In several recent quarters, Texas Roadhouse has managed to build business at its existing locations, making it stand out from the crowd. That happened again this quarter, with a 5.8% rise in comparable-restaurant sales at company-owned locations and a 4.7% gain in comps for franchise restaurants domestically. That the Christmas holiday fell on a Monday this year had a positive impact that Texas Roadhouse estimated to be 0.4 percentage points, but the comps gains overall reflected even faster growth than the company has seen recently.
However, some investors weren't entirely pleased with the way that Texas Roadhouse achieved its results. Income tax rates fell by nine percentage points to just below 20% during the quarter, and that added $0.04 per share to the bottom line. It's unclear to what extent investors had incorporated tax-related changes into their expectations, but some could argue that looking at earnings on an adjusted basis would have left Texas Roadhouse just shy of what they had wanted to see. On the margin front, Texas Roadhouse kept struggling with higher labor costs, although weaker food costs helped to contain overall expense increases and left restaurant margin figures down just a tenth of a percentage point to 17%.
Texas Roadhouse kept on opening new locations at a similar pace to previous quarters. The company opened seven new corporate-owned restaurants and two international franchise restaurants during the quarter. That brought the total number of stores to 550 systemwide.
CEO Kent Taylor celebrated 2017. "We delivered another strong year of results," Taylor said, "with double-digit revenue and diluted earnings-per-share growth for both the fourth quarter and the full year." The CEO also pointed to the 32nd consecutive quarter of positive comparable restaurant sales as a milestone in Texas Roadhouse's history.
What's next for Texas Roadhouse?
Texas Roadhouse has carried its good performance into 2018. Taylor said that comps for the first 55 days of the first quarter were up 4.7%, as the company got a boost from the move of the New Year's holiday to Monday as well.

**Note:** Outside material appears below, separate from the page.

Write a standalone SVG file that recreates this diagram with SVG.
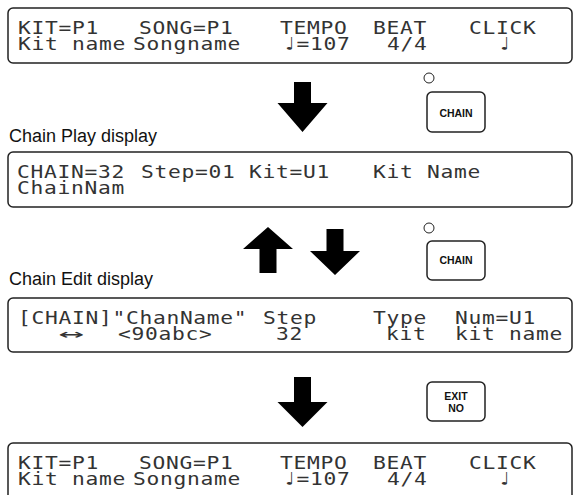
<svg xmlns="http://www.w3.org/2000/svg" width="574" height="495" viewBox="0 0 574 495">
<style>
.box{fill:#fff;stroke:#222;stroke-width:1.5}
.lcd{font-family:"DejaVu Sans Mono","Liberation Mono",monospace;font-size:18.5px;letter-spacing:0.6px;fill:#333}
.lbl{font-family:"Liberation Sans",Arial,sans-serif;font-size:18px;fill:#111}
.btn{fill:#fff;stroke:#222;stroke-width:1.5}
.btxt{font-family:"Liberation Sans",Arial,sans-serif;font-size:10.5px;font-weight:bold;fill:#111;text-anchor:middle}
.led{fill:#fff;stroke:#222;stroke-width:1}
.arrow{fill:#000}
</style>
<rect width="574" height="495" fill="#fff"/>

<g id="display-main-top">
<rect class="box" x="8" y="8" width="564" height="55" rx="5"/>
<text class="lcd" transform="matrix(1.15 0 0 1 18 34)">KIT=P1</text>
<text class="lcd" transform="matrix(1.15 0 0 1 139 34)">SONG=P1</text>
<text class="lcd" transform="matrix(1.15 0 0 1 280 34)">TEMPO</text>
<text class="lcd" transform="matrix(1.15 0 0 1 373 34)">BEAT</text>
<text class="lcd" transform="matrix(1.15 0 0 1 469 34)">CLICK</text>
<text class="lcd" transform="matrix(1.15 0 0 1 18 50)">Kit name</text>
<text class="lcd" transform="matrix(1.15 0 0 1 133 50)">Songname</text>
<text class="lcd" transform="matrix(1.15 0 0 1 283 50)">♩=107</text>
<text class="lcd" transform="matrix(1.15 0 0 1 387 50)">4/4</text>
<text class="lcd" transform="matrix(1.15 0 0 1 498 50)">♩</text>
</g>

<g id="button-chain-1">
<circle class="led" cx="429" cy="78" r="5"/>
<rect class="btn" x="427" y="92" width="58" height="40" rx="5"/>
<text class="btxt" x="456" y="117">CHAIN</text>
</g>

<g id="label-chain-play">
<text class="lbl" x="9" y="142">Chain Play display</text>
</g>

<g id="display-chain-play">
<rect class="box" x="8" y="152" width="564" height="55" rx="5"/>
<text class="lcd" transform="matrix(1.15 0 0 1 17 178)">CHAIN=32</text>
<text class="lcd" transform="matrix(1.15 0 0 1 141 178)">Step=01</text>
<text class="lcd" transform="matrix(1.15 0 0 1 249 178)">Kit=U1</text>
<text class="lcd" transform="matrix(1.15 0 0 1 373 178)">Kit Name</text>
<text class="lcd" transform="matrix(1.15 0 0 1 17 194)">ChainNam</text>
</g>

<g id="button-chain-2">
<circle class="led" cx="429" cy="228" r="5"/>
<rect class="btn" x="427" y="241" width="58" height="39" rx="5"/>
<text class="btxt" x="456" y="264">CHAIN</text>
</g>

<g id="label-chain-edit">
<text class="lbl" x="9" y="285">Chain Edit display</text>
</g>

<g id="display-chain-edit">
<rect class="box" x="8" y="298" width="564" height="54" rx="5"/>
<text class="lcd" transform="matrix(1.15 0 0 1 18 324)">[CHAIN]"ChanName"</text>
<text class="lcd" transform="matrix(1.15 0 0 1 263 324)">Step</text>
<text class="lcd" transform="matrix(1.15 0 0 1 373 324)">Type</text>
<text class="lcd" transform="matrix(1.15 0 0 1 455 324)">Num=U1</text>
<text class="lcd" transform="matrix(2.3 0 0 1 58 340)">↔</text>
<text class="lcd" transform="matrix(1.15 0 0 1 118 340)">&lt;90abc&gt;</text>
<text class="lcd" transform="matrix(1.15 0 0 1 276 340)">32</text>
<text class="lcd" transform="matrix(1.15 0 0 1 386 340)">kit</text>
<text class="lcd" transform="matrix(1.15 0 0 1 455 340)">kit name</text>
</g>

<g id="button-exit-no">
<rect class="btn" x="427" y="382" width="58" height="39" rx="5"/>
<text class="btxt" x="456" y="400">EXIT</text>
<text class="btxt" x="456" y="412">NO</text>
</g>

<g id="display-main-bottom">
<rect class="box" x="8" y="443" width="564" height="60" rx="5"/>
<text class="lcd" transform="matrix(1.15 0 0 1 18 469)">KIT=P1</text>
<text class="lcd" transform="matrix(1.15 0 0 1 139 469)">SONG=P1</text>
<text class="lcd" transform="matrix(1.15 0 0 1 280 469)">TEMPO</text>
<text class="lcd" transform="matrix(1.15 0 0 1 373 469)">BEAT</text>
<text class="lcd" transform="matrix(1.15 0 0 1 469 469)">CLICK</text>
<text class="lcd" transform="matrix(1.15 0 0 1 18 485)">Kit name</text>
<text class="lcd" transform="matrix(1.15 0 0 1 133 485)">Songname</text>
<text class="lcd" transform="matrix(1.15 0 0 1 283 485)">♩=107</text>
<text class="lcd" transform="matrix(1.15 0 0 1 387 485)">4/4</text>
<text class="lcd" transform="matrix(1.15 0 0 1 498 485)">♩</text>
</g>

<g id="connectors">
<polygon class="arrow" points="294,82 311,82 311,103 327.5,103 302.5,132 277.5,103 294,103"/>
<polygon class="arrow" points="268,227 293,249 276.5,249 276.5,273 259.5,273 259.5,249 243,249"/>
<polygon class="arrow" points="326.5,229 343.5,229 343.5,251 360,251 335,275 310,251 326.5,251"/>
<polygon class="arrow" points="294,377 311,377 311,402 327.5,402 302.5,427 277.5,402 294,402"/>
</g>
</svg>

In terms of official guidance, Texas Roadhouse didn't change much in terms of what it sees ahead for 2018. The company adjusted its tax rate expectations downward to 15% to 16%, but it still sees positive comparable-restaurant sales, 30 new restaurant openings, flat food costs, and mid-single digit percentage gains in labor costs.
The restaurant chain also delivered more dividend income to shareholders. The company declared a $0.25 per share payout for the quarter, up 19% from the $0.21 it had paid previously. The new payout puts Texas Roadhouse's yield at about 1.75%.
Texas Roadhouse investors seemed to have wanted an even better quarter than the steakhouse chain had, as the stock fell 4% in after-hours trading following the announcement. Yet as long as the company can buck adverse trends that are hurting its competitors a lot more, Texas Roadhouse should be in a good position to keep expanding and being successful in the future.